Endometriosis

Endometriosis is defined by the presence of endometrial-like tissue (glands and stroma) outside the uterine cavity, most commonly on the pelvic peritoneum, ovaries (endometriomas), and rectovaginal septum. At the molecular level, Sampson's theory of retrograde menstruation provides the mechanical seeding mechanism - viable endometrial cells reflux through the fallopian tubes during menses - but immune dysregulation is required for implant survival.

In healthy individuals, peritoneal macrophages and natural killer (NK) cells clear ectopic endometrial cells. In endometriosis, defective NK cell cytotoxicity (reduced expression of activating receptors NKG2D and NKp46) and altered macrophage polarization (shift from M1 pro-inflammatory to M2 reparative phenotype) allow implant survival. Ectopic implants secrete matrix metalloproteinases (MMP-2, MMP-9) that degrade the extracellular matrix, enabling tissue invasion and neovascularization via vascular endothelial growth factor (VEGF) overexpression.

Local aromatase (CYP19A1) overexpression in ectopic stromal cells drives autonomous estrogen biosynthesis through intracrine signaling. Simultaneously, 17-beta-hydroxysteroid dehydrogenase type 2 (17β-HSD-2) - which normally inactivates estradiol to estrone - is downregulated due to progesterone resistance mediated by epigenetic silencing of progesterone receptor B (PR-B) via promoter hypermethylation. This creates a self-perpetuating estrogen-dominant microenvironment.

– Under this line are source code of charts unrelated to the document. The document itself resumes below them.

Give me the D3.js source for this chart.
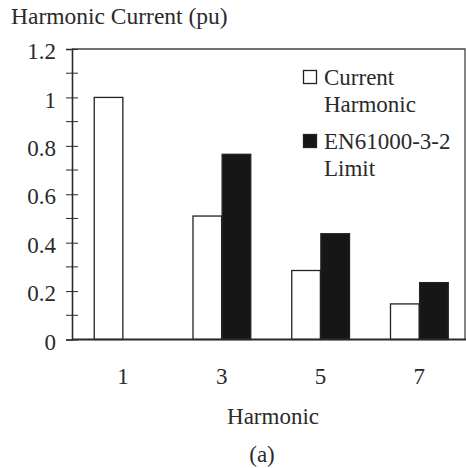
<!DOCTYPE html>
<html>
<head>
<meta charset="utf-8">
<script src="https://cdn.jsdelivr.net/npm/d3@7"></script>
<style>
  html, body { margin: 0; padding: 0; background: #fff; }
  svg { display: block; }
  svg text { font-family: "Liberation Serif", Tinos, "Times New Roman", "DejaVu Serif", serif; fill: #2a2a2a; }
</style>
</head>
<body>
<svg id="chart"></svg>
<script>
// Data
const harmonics = ["1", "3", "5", "7"];
const currentHarmonic = [1.0, 0.51, 0.285, 0.147];
const enLimit = [null, 0.765, 0.437, 0.235];
const seriesNames = ["Current Harmonic", "EN61000-3-2 Limit"];
const yTicks = [0, 0.2, 0.4, 0.6, 0.8, 1, 1.2];
const yTickLabels = ["0", "0.2", "0.4", "0.6", "0.8", "1", "1.2"];
const yMinorTicks = [0.1, 0.3, 0.5, 0.7, 0.9, 1.1];

const width = 466, height = 468;
const plotLeft = 72, plotRight = 465, plotTop = 49, plotBottom = 339.5;
const ink = "#2a2a2a";
const serif = "'Liberation Serif', Tinos, 'Times New Roman', 'DejaVu Serif', serif";

const svg = d3.select("#chart").attr("width", width).attr("height", height)
    .attr("font-family", serif);

// Scales
const y = d3.scaleLinear().domain([0, 1.2]).range([plotBottom, plotTop]);
const x0 = d3.scaleBand().domain(harmonics).range([73.5, 468.5])
    .paddingInner(0.41).paddingOuter(0.205);
const x1 = d3.scaleBand().domain(seriesNames).range([0, x0.bandwidth()]);

const rows = harmonics.map((h, i) => ({
    h,
    values: [
        { s: seriesNames[0], v: currentHarmonic[i] },
        { s: seriesNames[1], v: enLimit[i] }
    ].filter(d => d.v != null)
}));

const fillFor = s => s === seriesNames[0] ? "#fff" : "#161616";

// Bars
svg.append("g")
    .selectAll("g")
    .data(rows)
    .join("g")
    .attr("transform", d => `translate(${x0(d.h)},0)`)
    .selectAll("rect")
    .data(d => d.values)
    .join("rect")
    .attr("x", d => x1(d.s) + 0.5)
    .attr("y", d => y(d.v))
    .attr("width", x1.bandwidth() - 0.5)
    .attr("height", d => y(0) - y(d.v))
    .attr("fill", d => fillFor(d.s))
    .attr("stroke", "#222")
    .attr("stroke-width", 1.3);

// Frame (top and right edges)
svg.append("path")
    .attr("d", `M${plotLeft},${plotTop}H${plotRight}V${plotBottom}`)
    .attr("fill", "none")
    .attr("stroke", "#444")
    .attr("stroke-width", 1.3);

// Y axis with ticks crossing the axis line
const yAxis = svg.append("g")
    .attr("transform", `translate(${plotLeft},0)`)
    .call(d3.axisLeft(y).tickValues(yTicks)
        .tickFormat((d, i) => yTickLabels[i]).tickSize(6).tickPadding(10));
yAxis.attr("font-family", serif).attr("font-size", 23);
yAxis.select(".domain").attr("stroke", ink).attr("stroke-width", 1.6);
yAxis.selectAll(".tick line").attr("x1", 6).attr("x2", -6).attr("stroke", ink);
yAxis.selectAll(".tick text").attr("fill", ink).attr("dy", "0.42em");

svg.append("g")
    .selectAll("line")
    .data(yMinorTicks)
    .join("line")
    .attr("x1", plotLeft - 6).attr("x2", plotLeft + 6)
    .attr("y1", d => y(d)).attr("y2", d => y(d))
    .attr("stroke", ink);

// X axis (baseline + category labels)
const xAxis = svg.append("g")
    .attr("transform", `translate(0,${plotBottom})`)
    .call(d3.axisBottom(x0).tickSize(0).tickPadding(28));
xAxis.attr("font-family", serif).attr("font-size", 23);
xAxis.select(".domain").remove();
xAxis.selectAll(".tick text").attr("fill", ink);

svg.append("line")
    .attr("x1", plotLeft).attr("x2", width)
    .attr("y1", plotBottom).attr("y2", plotBottom)
    .attr("stroke", ink).attr("stroke-width", 1.8);

// Titles
svg.append("text")
    .attr("x", 11).attr("y", 24)
    .attr("font-size", 23.5)
    .text("Harmonic Current (pu)");

svg.append("text")
    .attr("x", 273).attr("y", 424)
    .attr("text-anchor", "middle")
    .attr("font-size", 23)
    .text("Harmonic");

svg.append("text")
    .attr("x", 262).attr("y", 462)
    .attr("text-anchor", "middle")
    .attr("font-size", 23)
    .text("(a)");

// Legend
const legend = svg.append("g").attr("transform", "translate(303,0)");
const legendItems = [
    { s: seriesNames[0], lines: ["Current", "Harmonic"], y: 85 },
    { s: seriesNames[1], lines: ["EN61000-3-2", "Limit"], y: 149 }
];
const item = legend.selectAll("g").data(legendItems).join("g");
item.append("rect")
    .attr("x", 0.5).attr("y", d => d.y - 14.5)
    .attr("width", 13).attr("height", 13)
    .attr("fill", d => fillFor(d.s))
    .attr("stroke", "#222").attr("stroke-width", 1.3);
item.append("text")
    .attr("x", 21).attr("y", d => d.y)
    .attr("font-size", 23)
    .selectAll("tspan")
    .data(d => d.lines)
    .join("tspan")
    .attr("x", 21)
    .attr("dy", (d, i) => i === 0 ? 0 : 26.5)
    .text(d => d);
</script>
</body>
</html>
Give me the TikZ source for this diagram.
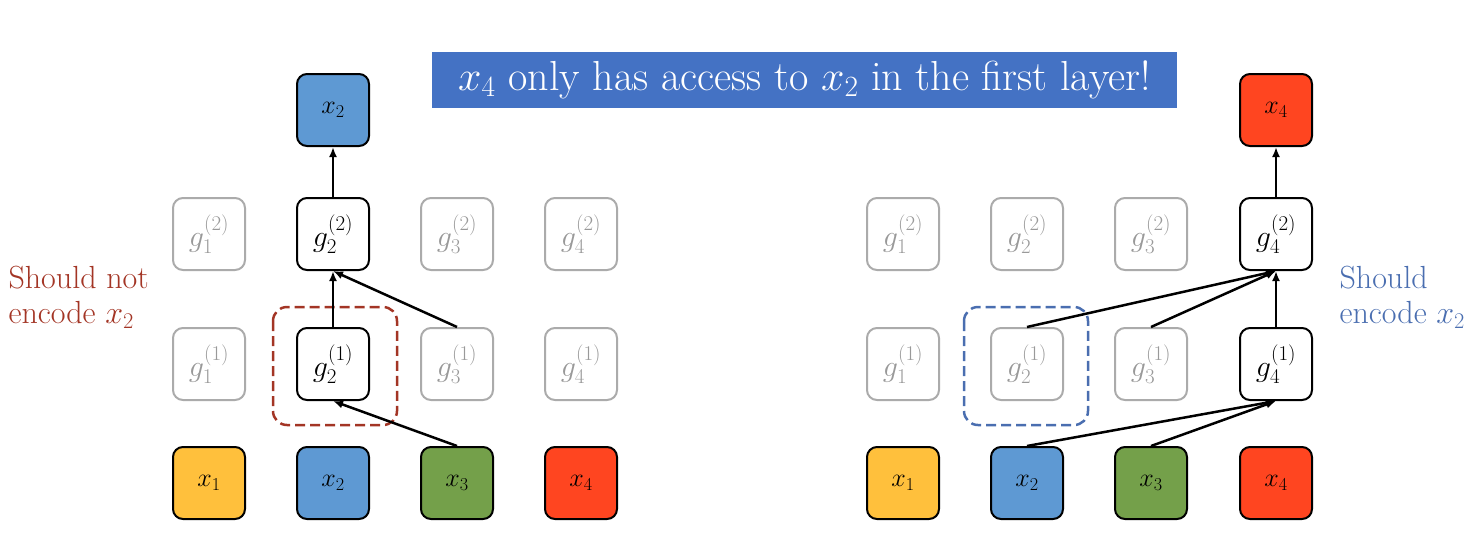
\RequirePackage{fix-cm}
\documentclass[tikz,border=0pt]{standalone}
\usepackage{amsmath}
\usepackage{tikz}
\usetikzlibrary{arrows.meta}
\definecolor{xyellow}{HTML}{FFC03C}
\definecolor{xblue}{HTML}{5E99D3}
\definecolor{xgreen}{HTML}{74A04A}
\definecolor{xred}{HTML}{FF4520}
\definecolor{bannerblue}{HTML}{4472C4}
\definecolor{notred}{HTML}{A33525}
\definecolor{yesblue}{HTML}{4A6EB0}
\tikzset{every edge/.style={draw,-{Latex[length=10pt,width=8pt]},line width=2.5pt}}
\tikzstyle{token}=[rectangle,rounded corners=10pt,draw=black,line width=2pt,minimum width=72pt,minimum height=72pt,inner sep=0pt,font=\fontsize{26}{30}\selectfont]
\tikzstyle{active}=[token,fill=white,font=\fontsize{30}{34}\selectfont]
\tikzstyle{faded}=[token,draw=black!33,text=black!40,font=\fontsize{30}{34}\selectfont]
\tikzstyle{remark}=[align=left,anchor=west,font=\fontsize{32}{35}\selectfont]
\tikzstyle{region}=[rounded corners=14pt,line width=2.5pt,dash pattern=on 10pt off 5pt]

\begin{document}
\begin{tikzpicture}[x=1pt,y=-1pt]
	\useasboundingbox (0,0) rectangle (1477,552);
	\node at (804.5,80) [fill=bannerblue,text=white,minimum width=745pt,minimum height=56pt,inner sep=0pt,font=\fontsize{42}{46}\selectfont] (title) {$x_4$ only has access to $x_2$ in the first layer!};
	% left panel
	\node at (209,483) [token,fill=xyellow] (lx1) {$x_1$};
	\node at (333,483) [token,fill=xblue] (lx2) {$x_2$};
	\node at (457,483) [token,fill=xgreen] (lx3) {$x_3$};
	\node at (581,483) [token,fill=xred] (lx4) {$x_4$};
	\node at (209,364) [faded] (lg11) {$g_1^{(1)}$};
	\node at (333,364) [active] (lg21) {$g_2^{(1)}$};
	\node at (457,364) [faded] (lg31) {$g_3^{(1)}$};
	\node at (581,364) [faded] (lg41) {$g_4^{(1)}$};
	\node at (209,234) [faded] (lg12) {$g_1^{(2)}$};
	\node at (333,234) [active] (lg22) {$g_2^{(2)}$};
	\node at (457,234) [faded] (lg32) {$g_3^{(2)}$};
	\node at (581,234) [faded] (lg42) {$g_4^{(2)}$};
	\node at (333,110) [token,fill=xblue] (lout) {$x_2$};
	\draw[region,draw=notred] (273,307) rectangle (397,425);
	\node at (5,297) [remark,text=notred] (lnote) {Should not\\encode $x_2$};
	\draw (lx3.north) edge (lg21.south);
	\draw (lg21) edge (lg22);
	\draw (lg31.north) edge (lg22.south);
	\draw (lg22) edge (lout);
	% right panel
	\node at (903,483) [token,fill=xyellow] (rx1) {$x_1$};
	\node at (1027,483) [token,fill=xblue] (rx2) {$x_2$};
	\node at (1151,483) [token,fill=xgreen] (rx3) {$x_3$};
	\node at (1276,483) [token,fill=xred] (rx4) {$x_4$};
	\node at (903,364) [faded] (rg11) {$g_1^{(1)}$};
	\node at (1027,364) [faded] (rg21) {$g_2^{(1)}$};
	\node at (1151,364) [faded] (rg31) {$g_3^{(1)}$};
	\node at (1276,364) [active] (rg41) {$g_4^{(1)}$};
	\node at (903,234) [faded] (rg12) {$g_1^{(2)}$};
	\node at (1027,234) [faded] (rg22) {$g_2^{(2)}$};
	\node at (1151,234) [faded] (rg32) {$g_3^{(2)}$};
	\node at (1276,234) [active] (rg42) {$g_4^{(2)}$};
	\node at (1276,110) [token,fill=xred] (rout) {$x_4$};
	\draw[region,draw=yesblue] (964,307) rectangle (1088,425);
	\node at (1336,297) [remark,text=yesblue] (rnote) {Should\\encode $x_2$};
	\draw (rx2.north) edge (rg41.south);
	\draw (rx3.north) edge (rg41.south);
	\draw (rg21.north) edge (rg42.south);
	\draw (rg31.north) edge (rg42.south);
	\draw (rg41) edge (rg42);
	\draw (rg42) edge (rout);
\end{tikzpicture}
\end{document}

Cyclooxygenase-2 (COX-2) is overexpressed in ectopic implants, generating prostaglandin E2 (PGE2), which stimulates aromatase activity in a positive feedback loop (PGE2 → aromatase → estradiol → COX-2 → PGE2). Inflammatory cytokines (IL-1β, IL-6, IL-8, TNF-α) and oxidative stress from iron deposition (from repeated hemorrhage within implants) promote fibrosis through TGF-β signaling, contributing to adhesion formation and pain sensitization via peripheral nerve fiber sprouting.